Scully, who passed away in November, was an early supporter of Seaside and influenced many who contributed their design, planning and architecture talents. Several were his students at Yale.
The principles embodied in Seaside's master plan led to the formation of the Congress for New Urbanism. Andres Duany and Elizabeth Plater-Zyberk, the master planners of Seaside, were two of the six founders of the CNU, and they were students of Scully's at Yale University.
Given Scully's contribution to the inspiration of Seaside, which is recognized as the birth place of the New Urbanism movement, Seaside Town Founders Robert and Daryl Davis commissioned a portrait of Scully to be painted on the south wall of the western building along County Highway 30A in downtown Seaside.
The mural-sized painting was completed in February and dedicated during the Seaside Prize weekend festivities. Plater-Zyberk, dean emeritus of the University of Miami's School of Architecture, led the tribute.
"He inspired our interest in the culture of American building -- not just of public buildings and monuments -- but the culture of the American house and the American community -- the American vernacular," Plater-Zyberk said. "This combined respect for building history and public space empowered his students to address the everyday building of contemporary cities and suburbs. Thus Seaside's lineage: New Haven, Key West, Apalachicola -- dignified predecessors to emulate."
A major contributing architect at Seaside is Dhiru Thadani, who was involved in the commissioning.
Thadani met Scully in 1993 when Thadani was a visiting critic at the University of Miami. Scully attended a public lecture that Thadani gave on India.
"The organization of the talk and my delivery was not very good and I was extremely nervous," recalled Thadani. "After the lecture, Scully took me aside and complimented me on my knowledge of the subject. He even gave me tips on developing a storyline for future talks, and encouraged me to project my voice and engage with the audience."
Thadani met Scully several times over the years and in 2013 they met up in Coral Gables and where Scully generously agreed to write the forward for Thadani's new book, "Visions of Seaside."
"His thoroughness in research, his ability to convey historical ideas, his gentle spirit and willingness to share his knowledge have been influential to me," said Thadani.

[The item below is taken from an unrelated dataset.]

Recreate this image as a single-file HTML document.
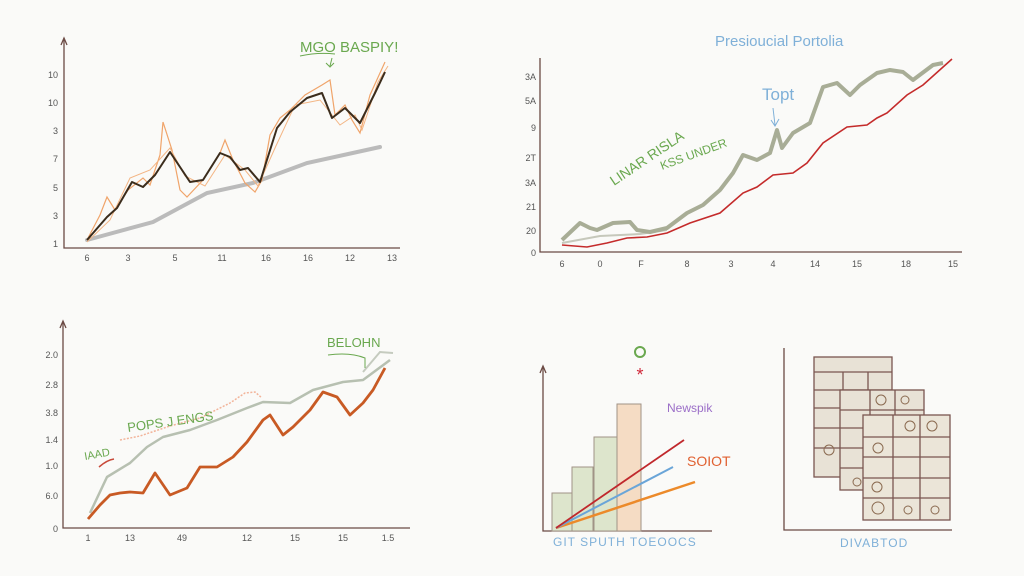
<!DOCTYPE html>
<html><head><meta charset="utf-8"><style>
html,body{margin:0;padding:0;background:#fafaf8;}
svg{display:block;}
text{font-family:"Liberation Sans",sans-serif;}
</style></head><body>
<svg width="1024" height="576" viewBox="0 0 1024 576" xmlns="http://www.w3.org/2000/svg">
<rect width="1024" height="576" fill="#fafaf8"/>
<g stroke="#6b4a44" stroke-width="1.3" fill="none">
<path d="M64,40 L64,248 L400,248"/><path d="M61,45 L64,38 L67,45"/>
<path d="M540,58 L540,252 L962,252"/>
<path d="M63,322 L63,528 L410,528"/><path d="M60,328 L63,321 L66,328"/>
<path d="M543,367 L543,531 L712,531"/><path d="M540,373 L543,366 L546,373"/>
<path d="M784,348 L784,530 L952,530"/>
</g>
<g font-size="9" fill="#555" text-anchor="end">
<text x="58" y="78">10</text><text x="58" y="106">10</text><text x="58" y="134">3</text><text x="58" y="162">7</text><text x="58" y="191">5</text><text x="58" y="219">3</text><text x="58" y="247">1</text>
<text x="536" y="80">3A</text><text x="536" y="104">5A</text><text x="536" y="131">9</text><text x="536" y="161">2T</text><text x="536" y="186">3A</text><text x="536" y="210">21</text><text x="536" y="234">20</text><text x="536" y="256">0</text>
<text x="58" y="358">2.0</text><text x="58" y="388">2.8</text><text x="58" y="416">3.8</text><text x="58" y="443">1.4</text><text x="58" y="469">1.0</text><text x="58" y="499">6.0</text><text x="58" y="532">0</text>
</g>
<g font-size="9" fill="#555" text-anchor="middle">
<text x="87" y="261">6</text><text x="128" y="261">3</text><text x="175" y="261">5</text><text x="222" y="261">11</text><text x="266" y="261">16</text><text x="308" y="261">16</text><text x="350" y="261">12</text><text x="392" y="261">13</text>
<text x="562" y="267">6</text><text x="600" y="267">0</text><text x="641" y="267">F</text><text x="687" y="267">8</text><text x="731" y="267">3</text><text x="773" y="267">4</text><text x="815" y="267">14</text><text x="857" y="267">15</text><text x="906" y="267">18</text><text x="953" y="267">15</text>
<text x="88" y="541">1</text><text x="130" y="541">13</text><text x="182" y="541">49</text><text x="247" y="541">12</text><text x="295" y="541">15</text><text x="343" y="541">15</text><text x="388" y="541">1.5</text>
</g>
<polyline fill="none" stroke="#bbb" stroke-width="4" stroke-linecap="round" points="87,240 153,222 207,193 253,183 307,163 380,147"/>
<polyline fill="none" stroke="#f0a46a" stroke-width="1.2" points="87,240 100,215 107,197 115,210 128,190 143,178 150,185 160,155 163,122 172,150 180,190 187,197 203,180 220,153 225,140 233,160 245,183 255,192 262,180 270,135 280,118 290,110 305,95 322,85 330,80 335,115 345,105 352,120 360,133 370,95 385,62"/>
<polyline fill="none" stroke="#f3b584" stroke-width="1" points="87,242 110,220 130,178 150,170 170,148 185,176 205,186 225,155 245,170 258,186 275,148 295,105 320,100 340,125 355,115 362,130 378,82 388,66"/>
<polyline fill="none" stroke="#3b2c1c" stroke-width="2" stroke-linejoin="round" points="87,240 107,217 117,208 132,182 143,187 155,175 170,152 180,167 190,182 203,180 220,153 230,157 240,170 248,168 260,182 277,128 290,112 307,98 322,93 332,118 345,108 360,123 375,93 385,72"/>
<text x="300" y="52" font-size="15" fill="#6aa84f">MGO BASPIY!</text>
<path d="M300,56 Q318,52 335,54 M332,58 L330,66 M326,63 L330,67 L334,63" stroke="#6aa84f" fill="none" stroke-width="1"/>
<text x="715" y="46" font-size="15" fill="#7fb0d8">Presioucial Portolia</text>
<polyline fill="none" stroke="#c6c8bb" stroke-width="2" points="562,243 600,236 640,234 667,230"/>
<polyline fill="none" stroke="#a8ad96" stroke-width="4" stroke-linejoin="round" points="562,240 580,223 590,228 597,230 613,223 630,222 637,230 650,232 667,228 687,213 703,205 720,190 733,173 743,155 757,160 770,153 777,130 782,148 793,133 810,123 823,87 837,83 850,95 860,85 877,73 890,70 903,72 913,80 933,65 943,63"/>
<polyline fill="none" stroke="#c42b2b" stroke-width="1.6" points="562,245 587,247 607,243 627,238 647,237 667,233 690,223 720,213 743,193 757,187 773,175 793,173 807,163 823,143 847,127 867,125 877,118 887,113 907,95 923,85 952,59"/>
<text transform="translate(614,186) rotate(-34)" font-size="14" fill="#6aa84f">LINAR RISLA</text>
<text transform="translate(662,170) rotate(-20)" font-size="12" fill="#6aa84f">KSS UNDER</text>
<text x="762" y="100" font-size="17" fill="#7fb0d8">Topt</text>
<path d="M773,108 L775,125 M771,120 L775,126 L779,119" stroke="#7fb0d8" fill="none"/>
<polyline fill="none" stroke="#f2b49a" stroke-width="1.5" stroke-dasharray="2,1.5" points="120,440 140,436 170,426 200,418 230,403 245,393 255,392 262,398"/>
<polyline fill="none" stroke="#c5cbbf" stroke-width="2" points="363,372 380,352 393,353"/>
<polyline fill="none" stroke="#b7c0b1" stroke-width="2.5" stroke-linejoin="round" points="90,513 107,477 130,463 147,447 163,437 190,430 217,420 247,408 263,402 290,403 313,390 343,382 363,380 390,360"/>
<polyline fill="none" stroke="#c85a24" stroke-width="2.8" stroke-linejoin="round" points="88,519 100,505 110,495 120,493 130,492 143,493 155,473 170,495 187,488 200,467 217,467 233,457 247,442 263,420 270,415 283,435 293,427 310,410 323,392 337,397 350,415 363,403 373,390 385,368"/>
<text x="327" y="347" font-size="13" fill="#6aa84f">BELOHN</text>
<path d="M328,355 Q350,352 365,358 L365,368" stroke="#6aa84f" fill="none"/>
<text x="128" y="432" font-size="13" fill="#6aa84f" transform="rotate(-8,128,432)">POPS J ENGS</text>
<text x="85" y="460" font-size="11" fill="#6aa84f" transform="rotate(-10,85,460)">IAAD</text>
<path d="M99,467 Q107,460 114,459" stroke="#c84a3a" fill="none" stroke-width="1.5"/>
<g stroke="#a09386" stroke-width="1">
<rect x="552" y="493" width="20" height="38" fill="#dde5cc"/>
<rect x="572" y="467" width="21" height="64" fill="#dde5cc"/>
<rect x="594" y="437" width="23" height="94" fill="#dde5cc"/>
<rect x="617" y="404" width="24" height="127" fill="#f5dcc4"/>
</g>
<line x1="556" y1="528" x2="695" y2="482" stroke="#ec8a2a" stroke-width="2.5"/>
<line x1="556" y1="528" x2="673" y2="467" stroke="#6aa5d8" stroke-width="2"/>
<line x1="556" y1="528" x2="684" y2="440" stroke="#c0282c" stroke-width="1.8"/>
<text x="667" y="412" font-size="12" fill="#9b6ec8">Newspik</text>
<text x="687" y="466" font-size="14" fill="#e06030">SOIOT</text>
<text x="553" y="546" font-size="12" fill="#7fb0d8" letter-spacing="1">GIT SPUTH TOEOOCS</text>
<circle cx="640" cy="352" r="5" fill="none" stroke="#6aa84f" stroke-width="2"/>
<text x="640" y="381" font-size="18" fill="#d0283a" text-anchor="middle">*</text>
<g stroke="#7a5650" stroke-width="1.3" fill="#e8e2d6">
<rect x="814" y="357" width="78" height="120"/>
<path d="M814,372 H892 M814,390 H892 M814,408 H892 M814,428 H892 M814,448 H892 M843,372 V477 M868,372 V477" fill="none"/>
<rect x="840" y="390" width="84" height="100"/>
<path d="M840,410 H924 M840,428 H924 M840,448 H924 M840,468 H924 M870,390 V490 M895,390 V490" fill="none"/>
<rect x="863" y="415" width="87" height="105" fill="#ebe5d8"/>
<path d="M863,437 H950 M863,457 H950 M863,478 H950 M863,498 H950 M893,415 V520 M920,415 V520" fill="none"/>
</g>
<g fill="none" stroke="#8a6a50" stroke-width="1">
<circle cx="881" cy="400" r="5"/><circle cx="905" cy="400" r="4"/><circle cx="910" cy="426" r="5"/><circle cx="932" cy="426" r="5"/><circle cx="878" cy="448" r="5"/><circle cx="877" cy="487" r="5"/><circle cx="908" cy="510" r="4"/><circle cx="935" cy="510" r="4"/><circle cx="878" cy="508" r="6"/><circle cx="829" cy="450" r="5"/><circle cx="857" cy="482" r="4"/>
</g>
<text x="840" y="547" font-size="12" fill="#7fb0d8" letter-spacing="1">DIVABTOD</text>
</svg>
</body></html>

Scully was one of Yale's most recognized scholars, where he taught architectural history for more than 50 years, and for almost 20 years at the University of Miami. He was known as the most dramatic, impassioned and erudite teacher at the university. He was revered for being able to explain the innate relationship between architecture, urbanism, and the environment. He inspired future architects thereby planting seeds that grew into the New Urbanism movement. Many of these included other prominent architects who built in Seaside.
The Scully mural will be in place indefinitely.